То, которое я ношу, обманчиво, если и не является откровенно ложным. Его я тоже не сама выбирала”. И остающаяся возможной точка зрения — “первое лицо единственного числа и полная анонимность”. Я, но кто этот я — неизвестно. Слова, неотличимые от молчания. “А что, не так глупо. Молчание. Бывают вещи и похуже. Назови три. Это, то, другое. Еще что-нибудь на выбор? А кто тебе сказал, что есть выбор?”
Слишком часто приходится исходить не из логики разумного и должного, а из сложившегося. “Нет таких непреложных причин, по которым Кливлендский стадион должен вмещать ровно семьдесят семь тысяч семьсот человек, однако так уж вышло, что именно столько он и вмещает”.
Но способен ли справиться со сложностью незаблудившийся? Способен ли он отказаться от удобства близорукости? Не навязывать другим готовых решений? Понять, что не все истины и ценности совместимы друг с другом? Решиться на долгую работу поиска компромисса? Потому что человека, привыкшего все объяснять, столкновение с необъяснимым, даже благоприятным (почему его любят, например), выбивает из самоидентичности — так как выбивает из логики. “Горбуны, жирные тетки, дураки — то, что человек не может выбирать, каким он будет, невыносимо” — вряд ли это согласуется с идеей self-made man.
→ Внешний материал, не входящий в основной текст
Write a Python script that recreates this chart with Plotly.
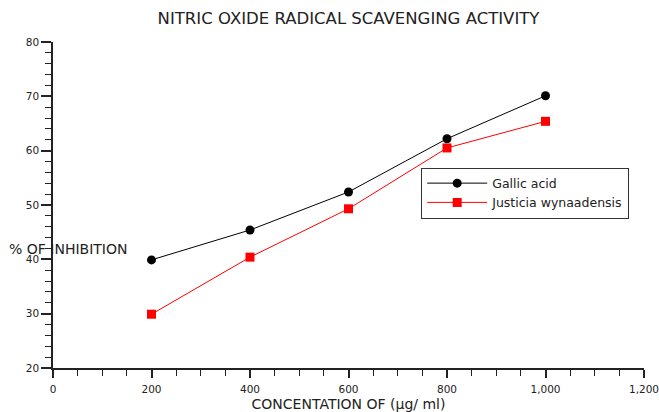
import plotly.graph_objects as go

conc = [200, 400, 600, 800, 1000]
gallic = [39.9, 45.4, 52.4, 62.2, 70.1]
justicia = [29.9, 40.4, 49.3, 60.5, 65.4]

font = "DejaVu Sans"
ink = "#222"

fig = go.Figure()
fig.add_trace(go.Scatter(
    x=conc, y=gallic, mode="lines+markers", name="Gallic acid",
    line=dict(color="black", width=1),
    marker=dict(symbol="circle", size=9, color="black")
))
fig.add_trace(go.Scatter(
    x=conc, y=justicia, mode="lines+markers", name="Justicia wynaadensis",
    line=dict(color="red", width=1),
    marker=dict(symbol="square", size=9, color="red")
))

fig.update_layout(
    width=659, height=412,
    paper_bgcolor="white", plot_bgcolor="white",
    margin=dict(l=53, r=15, t=42, b=44, autoexpand=False),
    font=dict(family=font, size=11, color=ink),
    title=dict(text="NITRIC OXIDE RADICAL SCAVENGING ACTIVITY", xref="paper", x=0.5, xanchor="center",
               yref="container", y=1 - 18 / 412, yanchor="middle",
               font=dict(family=font, size=16.5, color=ink)),
    legend=dict(x=0.623, y=0.615, xanchor="left", yanchor="top",
                bordercolor="#333", borderwidth=1, bgcolor="white",
                font=dict(family=font, size=12.5, color=ink),
                itemwidth=60, tracegroupgap=0),
    showlegend=True,
)

fig.update_xaxes(
    range=[0, 1200], dtick=200, tickformat=",", automargin=False,
    ticklabeloverflow="allow", ticklabelstandoff=3,
    tickfont=dict(family=font, size=10.5, color=ink),
    showline=True, linecolor=ink, linewidth=1.5, mirror=False,
    ticks="outside", ticklen=8, tickcolor=ink, tickwidth=1.5,
    showgrid=False, zeroline=False,
    minor=dict(dtick=50, ticks="outside", ticklen=6, tickcolor=ink, tickwidth=1, showgrid=False),
    title=dict(text="CONCENTATION OF (µg/ ml)", standoff=5, font=dict(family=font, size=14, color=ink)),
)
fig.update_yaxes(
    range=[20, 80], dtick=10, automargin=False,
    tickfont=dict(family=font, size=10.5, color=ink),
    showline=True, linecolor=ink, linewidth=1.5, mirror=False,
    ticks="outside", ticklen=10, tickcolor=ink, tickwidth=1.5,
    showgrid=False, zeroline=False,
    minor=dict(dtick=2, ticks="outside", ticklen=6, tickcolor=ink, tickwidth=1, showgrid=False),
)

fig.add_annotation(
    text="% OF INHIBITION", xref="paper", yref="paper", x=-0.078, y=0.365,
    xanchor="left", yanchor="middle", showarrow=False,
    font=dict(family=font, size=14, color=ink)
)

# drop the page's default body margin so the figure fills the window
fig.write_html("out.html", config={"displayModeBar": False},
               post_script="document.body.style.margin='0';document.body.style.overflow='hidden';")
И под аккомпанемент фраз Джо Моргана (“для меня уважать — значит не давать поблажек”) гибнет Ренни.
“Мы должны из ничего вылепить нечто. Невозможно. А у мистиков получается. Не только обращают противоречие в парадокс, но и задействуют его, чтобы продолжать жить и работать”. И жизнь мальчика меняет найденная им бутылка с запиской — хотя записка эта пуста.